We Are Shelter People

Why is it that in a world with so many options and possibilities we are the least connected with our basic needs?  

Growing up with Atlanta, my city embraced the values of American consumption.  Consumption was our civic duty.  Marketing 101 at UGA in the 80's taught budding sales and brand managers to create marketing plans which appealed the human needs within Maslow's Hierarchy - basic needs first and then onto to the higher need for self actualization.

The public's job was not to question but to consume with complete trust in corporate America to fill our basic needs  cheaply and quickly so we can move on to filling our "higher needs" of self fulfillment, etc.  What they failed to teach us, practice in action, or maybe even understand was that basic needs were not basic because they were easy to fill, but basic because the way in which they are filled is basic to our being. 

  • Food is not simply nutrients and calories.  It is growing, harvesting, experimenting, trying, and sharing.  
  • Shelter is not square footage or even just a roof.  It is protection, privacy, community, inspiration, and family.
  • Clothing is not simply the filling of a closet with the most items for the cheapest price. It is individuality, exchange, style, design, crafting, and celebrating.

When we completely turn over the filling of these needs to the marketplace, we loose the lessons of self and the connections with others that come from participating in meeting our own needs - growing or cooking our food, designing or making our shelter or items in it, or mending or tweaking our clothing to fit properly.  

A general survey of friends over casual conversation has shown me that while everyone appreciates our shared need for food, shelter, and clothing, each of us usually has one of these needs which is even more important to us.  

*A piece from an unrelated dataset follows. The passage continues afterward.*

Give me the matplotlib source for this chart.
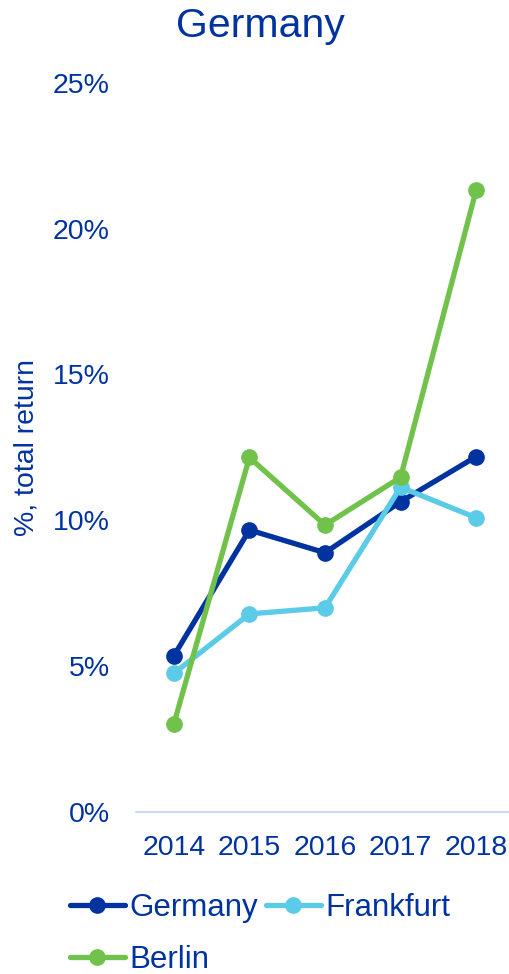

For me it is shelter, a realization that I did not understand until Bill and I moved from a historic home with great proportions, views, and karma into a home which didn't have these things.  Our new house had a roof, 4 walls, and the appropriate number of bedrooms, but it was not until we moved in and really looked that we realized its placement on the lot demonstrated a complete lack of understanding of shelter's need to connect us with our surroundings.  I quickly realized that I cannot settle or feel at home until my shelter is working for and adapting to me, versus me working for and adapting to it.  

I cannot imagine what I would have done without having Bill and his friends.  These craftspeople are the people behind the production of shelter, they are the baker behind the bread, the seamstress or tailor behind the suit.  

Our society is such that we need sales people, office professionals, large scale mass-manufacturers, and techies, but when we allow ourselves to become completely distanced from the hand making of things, we loose the connections between those basic needs and both our individual and our common humanity. 

The Workshops at Howard Heights cannot be everything to everyone, but if your are a shelter person - someone who cares about what goes into the making of your house or the furnishings within it - we hope you will feel at home with us.